COLORADO SPRINGS, Colo. — The political operation affiliated with the Koch brothers might be sitting out of the presidential, but Charles Koch made the case to donors at a gathering on Saturday that their involvement is crucial beyond the 2016 race, laying out a plan for the group's future.
"First thing, I want to do is correct a rumor that the media keeps stimulating, and that is that I'm probably going to support Hillary," he said at a mountain resort on the foothills of the Rocky Mountains. "That is a blood libel. At this point, I can't support either candidate, but I am certainly not going to support Hillary."
Koch laid out three main objectives for the group: focusing on electing the right candidates in the Senate and the House; pushing reform on the state level; and investing in other institutions, educational, and community organizations.
"My viewpoint is that we're facing a tragedy in this country. Everybody here is deeply concerned about this, which is why you're here and why I'm here," he said.
"To address the current political crisis, our first objective is to stop the worst federal policies regardless of who is the next president. We've got to remember that Republican presidents implement a lot of bad policies just like Democrats," he said.
"In this, our first priority is to preserve the country's financial future and to eliminate corporate welfare. Since it appears that neither presidential candidate is likely to support us in this effort, we're focused on maximizing the number of principled leaders in the House and Senate who will."

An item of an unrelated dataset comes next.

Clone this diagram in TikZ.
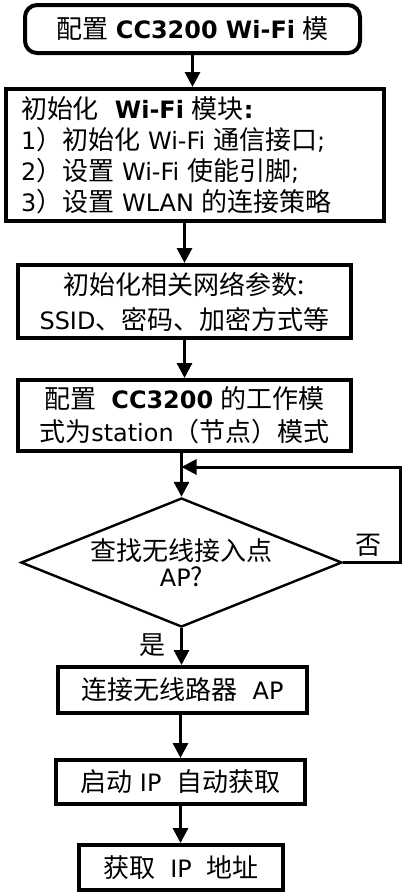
\documentclass[tikz,border=0pt]{standalone}
\usepackage{fontspec}
\setmainfont[Scale=0.92]{DejaVu Sans}
\newfontfamily\zhfont{Noto Sans CJK SC}
\newcommand{\zh}[1]{{\zhfont #1}}
\usetikzlibrary{arrows.meta,shapes.geometric}

\begin{document}
\begin{tikzpicture}[x=0.5pt,y=-0.5pt,
    box/.style={draw,line width=2pt,inner sep=2pt,align=center,font=\fontsize{13}{17.5}\selectfont},
    startbox/.style={box,rounded corners=6pt},
    decision/.style={draw,diamond,line width=1.2pt,aspect=2.46,inner sep=1pt,align=center,
      minimum width=160.5pt,minimum height=64.5pt,font=\fontsize{13}{13}\selectfont},
    arr/.style={line width=1.5pt,-{Triangle[length=7.5pt,width=7.5pt]}},
    lbl/.style={inner sep=0pt,font=\fontsize{13}{15}\selectfont}]
  \useasboundingbox (0,0) rectangle (408,896);

  \node[startbox,minimum width=167.5pt,minimum height=24pt] (title) at (192.5,29)
    {\zh{配置} \textbf{CC3200 Wi-Fi} \zh{模}};
  \node[box,align=left,text width=174pt,inner xsep=7.5pt,minimum height=66pt,
    font=\fontsize{13}{15.5}\selectfont] (init) at (195,155)
    {\zh{初始化}~~\textbf{Wi-Fi} \zh{模块}\textbf{:}\\
     1\zh{）初始化} Wi-Fi \zh{通信接口};\\
     2\zh{）设置} Wi-Fi \zh{使能引脚};\\
     3\zh{）设置} WLAN \zh{的连接策略}};
  \node[box,minimum width=166.5pt,minimum height=36.5pt] (params) at (184.5,301.5)
    {\zh{初始化相关网络参数:}\\SSID\zh{、密码、加密方式等}};
  \node[box,minimum width=166.5pt,minimum height=35.5pt,font=\fontsize{13}{16.5}\selectfont] (mode) at (184.5,415.5)
    {\zh{配置}~~\textbf{CC3200} \zh{的工作模}\\\zh{式为}station\zh{（节点）模式}};
  \node[decision] (search) at (181.5,562.5) {\zh{查找无线接入点}\\AP\zh{?}};
  \node[box,minimum width=124.5pt,minimum height=23pt] (connect) at (182.5,690)
    {\zh{连接无线路器}~~AP};
  \node[box,minimum width=124.5pt,minimum height=22pt] (dhcp) at (180.5,782)
    {\zh{启动} IP~~\zh{自动获取}};
  \node[box,minimum width=102pt,minimum height=22.5pt] (ipaddr) at (181,867.5)
    {\zh{获取}~~IP~~\zh{地址}};

  \node[lbl] (no) at (368,545) {\zh{否}};
  \node[lbl] (yes) at (153,645) {\zh{是}};
  \coordinate (loop) at (181.5,467);

  \draw[arr] (title.south) -- (title.south |- init.north);
  \draw[arr] (params.north |- init.south) -- (params.north);
  \draw[arr] (params.south) -- (mode.north);
  \draw[arr] (search.north |- mode.south) -- (search.north);
  \draw[arr] (search.east) -- ++(57,0) |- (loop);
  \draw[arr] (search.south) -- (search.south |- connect.north);
  \draw[arr] (dhcp.north |- connect.south) -- (dhcp.north);
  \draw[arr] (dhcp.south) -- (dhcp.south |- ipaddr.north);
\end{tikzpicture}
\end{document}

Koch also said it's important for the group to build on projects on the state level. "This includes continuing to push for state-based reforms. Now these two objectives are necessary. But they in my view are not sufficient."
"Our efforts are guided by the recognition that our country's problems...aren't caused by the government alone. But also by failures in the other key institutions," he said, stressing the importance of the First Amendment being taught at schools, communities "failing by not eliminating the barriers to opportunity and not keeping people safe" and businesses failing "by colluding with government to stifle innovation and competition."
BuzzFeed News was one of 11 news organizations to accept an invitation to cover the event after agreeing to a set of ground rules proposed by the Kochs’ political network, including not identifying the donors attending unless they agreed to an interview. With Democrats increasingly attacking the brothers for their political giving, the network has made an effort to be more transparent, opening up parts of their meetings — known as “seminars” — to a few reporters for the first time last year.
During his remarks to donors — who give at least $100,000 annually — on Saturday, Koch touted the network's past achievements. He discussed the network's role in constraining President Obama's agenda by blocking cap and trade and single-payer healthcare and helping Republicans take back the House and the Senate, as he argued that his group was the one that could be most effective in creating change.
"The real question is — and we should be asking ourselves all the time — is can we really do it? Can we really make a difference?," Koch said. "Given the magnitude of the obstacles of the challenges, can we make a meaningful difference? I am confident we can.
"In fact, I believe we are the best group to do so. Maybe the only group. Now why do I say that? Because we already have."
Closing his speech, Koch told donors, "So as you can see we've got our work cut out for us, but this is the only credible path I see to change the trajectory of our country and this is the only major group that's pursuing it."